In Gygax's PHB, a ranger PC must have at least 13 STR and INT, and at least 14 WIS and CON.
In his DMG (p 100), a ranger NPC is built quite differently:
Fighter: strength +2, constitution + 1
Ranger: as fighter, 12 minimum wisdom
So it turns out that players are only allowed to play the tougher, cleverer rangers. That is a feature of game play. It is irrelevant to whether or not the setting is verismilitudinous.
All versions of D&D have manticores in the fiction. No version of D&D I'm aware of sets out rules for a player to play a manticore. So basically all the manticores in the fiction are not protagonists in the play of a game. That is also irrelevant to whether or not the setting is verisimilitudinous.
In my 4e D&D game, the player of the chaos sorcerer had abilities on his sheet that let him manipulate dice rolls. This was a gameplay technique that reflected the character's control, in the fiction, over the forces of chaos. Similarly, the player of the Deva Sage of Ages had dice-manipulation abilities that reflected the character's knowledge, in the fiction, of both the past and the future.

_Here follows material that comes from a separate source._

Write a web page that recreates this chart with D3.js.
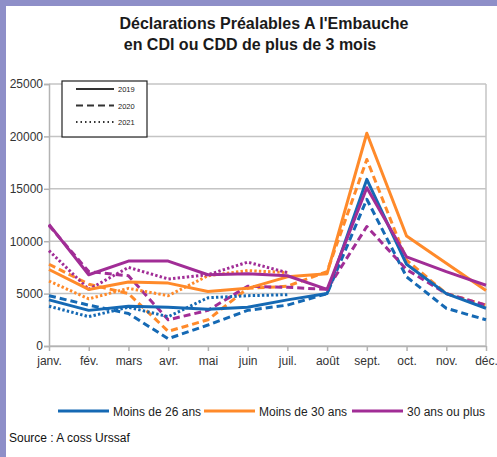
<!DOCTYPE html>
<html>
<head>
<meta charset="utf-8">
<script src="https://cdn.jsdelivr.net/npm/d3@7"></script>
<style>
  body { margin: 0; background: #fff; }
  svg { display: block; }
  text { font-family: "Liberation Sans", Arial, sans-serif; }
</style>
</head>
<body>
<svg id="chart" width="497" height="457"></svg>
<script>
var months = ["janv.", "fév.", "mars", "avr.", "mai", "juin", "juil.", "août", "sept.", "oct.", "nov.", "déc."];
var yTicks = [0, 5000, 10000, 15000, 20000, 25000];
var groups = ["Moins de 26 ans", "Moins de 30 ans", "30 ans ou plus"];
var years = ["2019", "2020", "2021"];

// Moins de 26 ans
var moins26_2019 = [4400, 3400, 3800, 3700, 3500, 3700, 4400, 5000, 15900, 7800, 5000, 3600];
var moins26_2020 = [4800, 3900, 3100, 700, 2000, 3400, 3900, 5000, 14000, 6600, 3600, 2500];
var moins26_2021 = [3800, 2800, 3700, 2800, 4600, 4800, 4900];
// Moins de 30 ans
var moins30_2019 = [7300, 5400, 6100, 6000, 5200, 5500, 6600, 6900, 20300, 10500, 7900, 5300];
var moins30_2020 = [7800, 5900, 5000, 1400, 2500, 5500, 5700, 7100, 17800, 8200, 5000, 3900];
var moins30_2021 = [6200, 4500, 5500, 4800, 6700, 7200, 7000];
// 30 ans ou plus
var plus30_2019 = [11600, 6800, 8100, 8100, 6800, 6900, 6700, 5400, 15100, 8500, 7100, 5800];
var plus30_2020 = [11500, 7100, 6700, 2500, 3400, 5700, 5600, 5400, 11400, 7300, 5000, 3900];
var plus30_2021 = [9100, 5400, 7500, 6400, 6800, 8000, 7000];

var colors = ["#1569b4", "#ff8a2a", "#a12d96"];
var dashes = [null, "7,4", "2.4,2.2"];

var series = [
    {group: 0, year: 1, values: moins26_2020},
    {group: 1, year: 1, values: moins30_2020},
    {group: 2, year: 1, values: plus30_2020},
    {group: 0, year: 2, values: moins26_2021},
    {group: 1, year: 2, values: moins30_2021},
    {group: 2, year: 2, values: plus30_2021},
    {group: 0, year: 0, values: moins26_2019},
    {group: 1, year: 0, values: moins30_2019},
    {group: 2, year: 0, values: plus30_2019}
];

var svg = d3.select("#chart");

// cadre violet
svg.append("rect").attr("x", 0).attr("y", 0).attr("width", 497).attr("height", 6).attr("fill", "#8e8fc8");
svg.append("rect").attr("x", 0).attr("y", 0).attr("width", 6).attr("height", 457).attr("fill", "#8e8fc8");

var plotLeft = 49, plotRight = 486, plotTop = 84, plotBottom = 346;

var x = d3.scalePoint().domain(months).range([plotLeft, plotRight]);
var y = d3.scaleLinear().domain([0, 25000]).range([plotBottom, plotTop]);

// titre
svg.append("text").attr("x", 264).attr("y", 29).attr("text-anchor", "middle")
    .attr("font-weight", "bold").attr("font-size", 16).attr("fill", "#1a1a1a")
    .text("Déclarations Préalables A l'Embauche");
svg.append("text").attr("x", 250).attr("y", 50).attr("text-anchor", "middle")
    .attr("font-weight", "bold").attr("font-size", 16).attr("fill", "#1a1a1a")
    .text("en CDI ou CDD de plus de 3 mois");

// grille
svg.append("g").selectAll("line").data(yTicks).join("line")
    .attr("x1", plotLeft).attr("x2", plotRight)
    .attr("y1", d => y(d)).attr("y2", d => y(d))
    .attr("stroke", "#c4c4c4").attr("stroke-width", 1.5);

svg.append("line").attr("x1", plotRight).attr("x2", plotRight).attr("y1", plotTop).attr("y2", plotBottom)
    .attr("stroke", "#c4c4c4").attr("stroke-width", 1.5);

// axe y
var yAxis = svg.append("g")
    .attr("transform", "translate(" + plotLeft + ",0)")
    .call(d3.axisLeft(y).tickValues(yTicks).tickSize(5).tickFormat(d3.format("d")));
yAxis.select(".domain").attr("stroke", "#b3b3b3").attr("stroke-width", 1.5);
yAxis.selectAll(".tick line").attr("stroke", "#b3b3b3").attr("stroke-width", 1.5);
yAxis.selectAll("text").attr("font-size", 12).attr("fill", "#333").attr("font-family", null).attr("x", -6);

// axe x
var xAxis = svg.append("g")
    .attr("transform", "translate(0," + plotBottom + ")")
    .call(d3.axisBottom(x).tickSize(5).tickSizeOuter(0));
xAxis.select(".domain").attr("stroke", "#b3b3b3").attr("stroke-width", 1.5);
xAxis.selectAll(".tick line").attr("stroke", "#b3b3b3").attr("stroke-width", 1.5);
xAxis.selectAll("text").attr("font-size", 12).attr("fill", "#333").attr("font-family", null).attr("dy", "0.95em");

// courbes
var line = d3.line().x((d, i) => x(months[i])).y(d => y(d));

svg.append("g").selectAll("path").data(series).join("path")
    .attr("d", d => line(d.values))
    .attr("fill", "none")
    .attr("stroke", d => colors[d.group])
    .attr("stroke-width", 3)
    .attr("stroke-linejoin", "round")
    .attr("stroke-dasharray", d => dashes[d.year]);

// légende des années
var lg = svg.append("g");
lg.append("rect").attr("x", 62).attr("y", 81).attr("width", 85).attr("height", 56)
    .attr("fill", "#fff").attr("stroke", "#222").attr("stroke-width", 1.2);
years.forEach(function(yr, i) {
    var yy = 89 + i * 16.5;
    lg.append("line").attr("x1", 76).attr("x2", 114).attr("y1", yy).attr("y2", yy)
        .attr("stroke", "#333").attr("stroke-width", 2).attr("stroke-dasharray", i == 0 ? null : (i == 1 ? "7,4" : "1.5,3"));
    lg.append("text").attr("x", 118).attr("y", yy + 3).attr("font-size", 7.5).attr("fill", "#222").text(yr);
});

// légende des groupes
var legX = [58, 204, 352];
var lg2 = svg.append("g");
groups.forEach(function(g, i) {
    lg2.append("line").attr("x1", legX[i]).attr("x2", legX[i] + 51).attr("y1", 411).attr("y2", 411)
        .attr("stroke", colors[i]).attr("stroke-width", 3);
    lg2.append("text").attr("x", legX[i] + 55).attr("y", 415.5).attr("font-size", 12).attr("fill", "#222").text(g);
});

svg.append("text").attr("x", 9).attr("y", 442)
    .attr("font-size", 12).attr("fill", "#111").text("Source : A coss Urssaf");
</script>
</body>
</html>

In my Torchbearer 2e game the players have all sorts of ways, consistent with the game's rules, to manipulate dice pools and dice results. Some of these reflect in-fiction capabilities, like knowledge and personality traits. Some are purely meta. In the fiction, the upshot is simply that
things happen of the sort that might happen to lucky people with that knowledge and those traits.
The attempt to infer from
stuff that happens at the table, in the process of authorship to
the verisimilitudinous nature of the fiction, is hopeless. And the reason is easily explained: whether fiction is verisimilitudinous depends upon its content. But the content of a fiction is independent of how it is authored. QED.